SED: How does allowing your VUPs construct a story from your narratives better the user experience?
JW: Different devices create different expectations. We expect a toaster to render toast, and we expect that anything that runs on a chip (computer, videogame, phone, etc) to be interactive to some degree (even if it’s just allowing us to skip past commercials), Thus when we come to a new form of storytelling on an “interactive” machine – it better be interactive to some degree. Plus another facet of our humanity is our endless fascination with ourselves, so we expect to see ourselves reflected in our interactive entertainment. There is an old story about when elevators where first invented and people got really upset waiting for them. The elevator company had engineer after engineer study the problem, but there is only so fast the cars could move, so the company hired a psychologist who put up mirrors on every floor near the elevators. Instantly the complaints went away because everyone was too busy looking at themselves. Good interactive entertainment holds up a mirror for us to see ourselves in.

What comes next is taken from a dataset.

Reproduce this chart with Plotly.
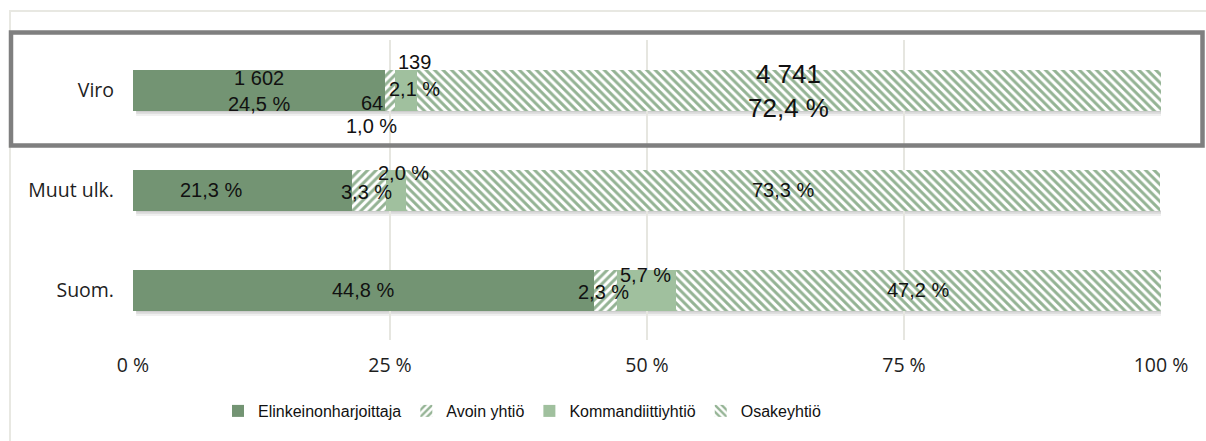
import plotly.graph_objects as go

# ---------------- data ----------------
categories = ["Viro", "Muut ulk.", "Suom."]
series_names = ["Elinkeinonharjoittaja", "Avoin yhtiö", "Kommandiittiyhtiö", "Osakeyhtiö"]
elinkeino = [24.5, 21.3, 44.8]
avoin = [1.0, 3.3, 2.3]
kommandiitti = [2.1, 2.0, 5.7]
osake = [72.4, 73.3, 47.2]
viro_counts = [1602, 64, 139, 4741]
x_tickvals = [0, 25, 50, 75, 100]
x_ticktext = ["0 %", "25 %", "50 %", "75 %", "100 %"]

series_values = [elinkeino, avoin, kommandiitti, osake]

# ---------------- style ----------------
W, H = 1206, 441
ML, MT = 133, 40
PW, PH = 1028, 300
MR, MB = W - ML - PW, H - MT - PH

colors = ["#739473", "#ffffff", "#a0c09e", "#ffffff"]
patterns = [None, "/", None, "\\"]
hatch = "#2a682a"

LABEL_FONT = dict(family="Liberation Sans, Arial, sans-serif", size=20, color="#111111")
BIG_FONT = dict(family="Liberation Sans, Arial, sans-serif", size=26, color="#111111")
AXIS_FONT = dict(family="Open Sans, sans-serif", size=19.5, color="#1e1e1e")


def fmt_pct(v):
    return f"{v:.1f}".replace(".", ",") + " %"


def fmt_count(n):
    return f"{n:,}".replace(",", " ")


fig = go.Figure()
for name, vals, col, pat in zip(series_names, series_values, colors, patterns):
    marker = dict(color=col, line=dict(width=0))
    if pat:
        marker["pattern"] = dict(shape=pat, fgcolor=hatch, bgcolor="#ffffff",
                                 size=6, solidity=0.5, fillmode="overlay")
    fig.add_trace(go.Bar(y=categories, x=vals, name=name, orientation="h",
                         marker=marker, hoverinfo="skip"))

# label offsets (pixels) per category per series: (xshift, yshift)
offsets = {
    "Muut ulk.": [(-31, 0), (-2, -2), (7, 17), (0, 0)],
    "Suom.": [(0, 0), (-2, -2), (-1, 15), (0, 0)],
}

annotations = []
for ci, cat in enumerate(categories):
    start = 0.0
    for si in range(4):
        v = series_values[si][ci]
        mid = start + v / 2
        end = start + v
        if cat == "Viro":
            if si == 0:
                annotations.append(dict(x=mid, y=cat, text=fmt_count(viro_counts[0]) + "<br>" + fmt_pct(v),
                                        showarrow=False, font=LABEL_FONT, yshift=-1))
            elif si == 1:
                annotations.append(dict(x=mid, y=cat, text=fmt_count(viro_counts[1]),
                                        showarrow=False, font=LABEL_FONT, xshift=-18, yshift=-13))
                annotations.append(dict(x=mid, y=cat, text=fmt_pct(v),
                                        showarrow=False, font=LABEL_FONT, xshift=-19, yshift=-36))
            elif si == 2:
                annotations.append(dict(x=mid, y=cat, text=fmt_count(viro_counts[2]),
                                        showarrow=False, font=LABEL_FONT, xshift=9, yshift=28))
                annotations.append(dict(x=mid, y=cat, text=fmt_pct(v),
                                        showarrow=False, font=LABEL_FONT, xshift=9, yshift=1))
            else:
                annotations.append(dict(x=mid, y=cat, text=fmt_count(viro_counts[3]) + "<br>" + fmt_pct(v),
                                        showarrow=False, font=BIG_FONT, yshift=-1))
        else:
            dx, dy = offsets[cat][si]
            annotations.append(dict(x=mid, y=cat, text=fmt_pct(v), showarrow=False,
                                    font=LABEL_FONT, xshift=dx, yshift=dy))
        start = end


def px2paper_x(px):
    return (px - ML) / PW


def px2paper_y(py):
    return (MT + PH - py) / PH


shapes = []
# soft shadow under each bar
for ci, cat in enumerate(categories):
    total = elinkeino[ci] + avoin[ci] + kommandiitti[ci] + osake[ci]
    for a, b, op in [(0.205, 0.26, 0.06), (0.205, 0.24, 0.07), (0.205, 0.222, 0.08)]:
        shapes.append(dict(type="rect", xref="x", yref="y", x0=0.3, x1=total + 0.2,
                           y0=ci + a, y1=ci + b, fillcolor=f"rgba(0,0,0,{op})",
                           line=dict(width=0), layer="below"))
# outer light chart border
shapes.append(dict(type="rect", xref="paper", yref="paper",
                   x0=px2paper_x(10), x1=px2paper_x(1240), y0=px2paper_y(11), y1=px2paper_y(480),
                   line=dict(color="#e8e8e2", width=2), fillcolor="rgba(0,0,0,0)", layer="above"))
# grey highlight box around Viro
shapes.append(dict(type="rect", xref="paper", yref="paper",
                   x0=px2paper_x(11), x1=px2paper_x(1202.5), y0=px2paper_y(32.5), y1=px2paper_y(145.5),
                   line=dict(color="#7f7f7f", width=4.5), fillcolor="rgba(0,0,0,0)", layer="above"))

fig.update_layout(
    width=W, height=H,
    margin=dict(l=ML, r=MR, t=MT, b=MB, pad=0),
    barmode="stack", bargap=0.59,
    paper_bgcolor="#ffffff", plot_bgcolor="#ffffff",
    showlegend=True,
    legend=dict(orientation="h", x=px2paper_x(522), xanchor="center",
                y=px2paper_y(411), yanchor="middle",
                font=dict(family="Liberation Sans, Arial, sans-serif", size=16, color="#111111"),
                bgcolor="rgba(0,0,0,0)", itemwidth=30, traceorder="normal"),
    annotations=annotations,
    shapes=shapes,
    xaxis=dict(range=[0, 100], tickvals=x_tickvals, ticktext=x_ticktext,
               showgrid=True, gridcolor="#e6e6e0", gridwidth=1.5, zeroline=False,
               showline=False, ticks="", tickfont=AXIS_FONT, ticklabelstandoff=11,
               fixedrange=True),
    yaxis=dict(categoryorder="array", categoryarray=categories, autorange="reversed",
               showgrid=False, zeroline=False, showline=False, ticks="",
               tickfont=AXIS_FONT, ticklabelstandoff=18, fixedrange=True),
)

fig.write_html(
    "out.html",
    config={"displayModeBar": False},
    post_script="document.body.style.margin='0';document.body.style.overflow='hidden';",
)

SED: Your first venture was starting your own RPG publisher FASA where in games like Shadowrun and MechWarrior you succeeded in crafting immersive social entertainment. The games of today are trying to embrace that social aspect your games facilitated, how do you think games of today could learn from the innate sociability
of games past?
JW: Tabletop role-playing games had a huge graphics advantage over today’s videogames, because they used the “Infinite resolution renderer” (in other words your imagination). They also provided the most seamless and powerful form of social interaction, being in the same room together talking. Admittedly online games come closer and closer to simulating the RPG experience, but they can only simulate it, not duplicate it, because we humans of millions of years of evolutional development focused on how to read the tiniest little unintentional signs or phernoms, from each other. So yes I am sure that there is more we all could learn from “traditional” RPGs
SED: What potentials do you see in the future of transmedia storytelling?
JW: All previous forms of linear narrative were by nature passive and remote. The audience vicariously traveled with the protagonist on their adventure, an adventure which takes place “away” from the audience. Transmedia stories cross those boundaries, they shatter the fourth wall that separates the audience from the actors, they blur the line between where the real world ends and the story begins. In many ways transmedia storytelling is a continuation of the process started by Orson Wells when he realized that radio was not just a method of broadcasting stage shows or concerts, but a totally different interaction with the audience, because rather than the audience traveling to a venue, the actors where invading the audiences homes. He realized that radio was a much more intimate form of entertainment and so he created entertainment designed to exploit that intimate connection, with The War of The Worlds being the clearest and most famous example. I see transmedia storytelling as a continuation of Wells desire to get closer and more intimate to your audience.
SED: That’s dangerous stuff! Jordan, many thanks for using your valuable time to tinker and talk with the Narrative Design Explorer. I’ve learned, and I’m sure our readers will say the same.
Jordan and his studio Smith & Tinker are key players to watch as the media moguls of the world turn their heads toward this exciting new form. Though his newest creation Nanovor is clearly targeted at a tween male demographic it is something worthy of study, and certainly deserves if nothing else a watchful eye. Though I’ve been playing it eagerly. By creating a spectrum of media sources to immerse their players in the Nanovor universe they are developing new kind of story world, one which will immerse the players in the ultimate form of decentralized authorship –transmedial play using, as Jordan puts it, the “Infinite resolution renderer” and the drama that it surely induces for the player. For The Narrative Design Explorer, I’m Stephen Erin Dinehart, thanks for stopping by. Remember, it’s only through play great stories happen!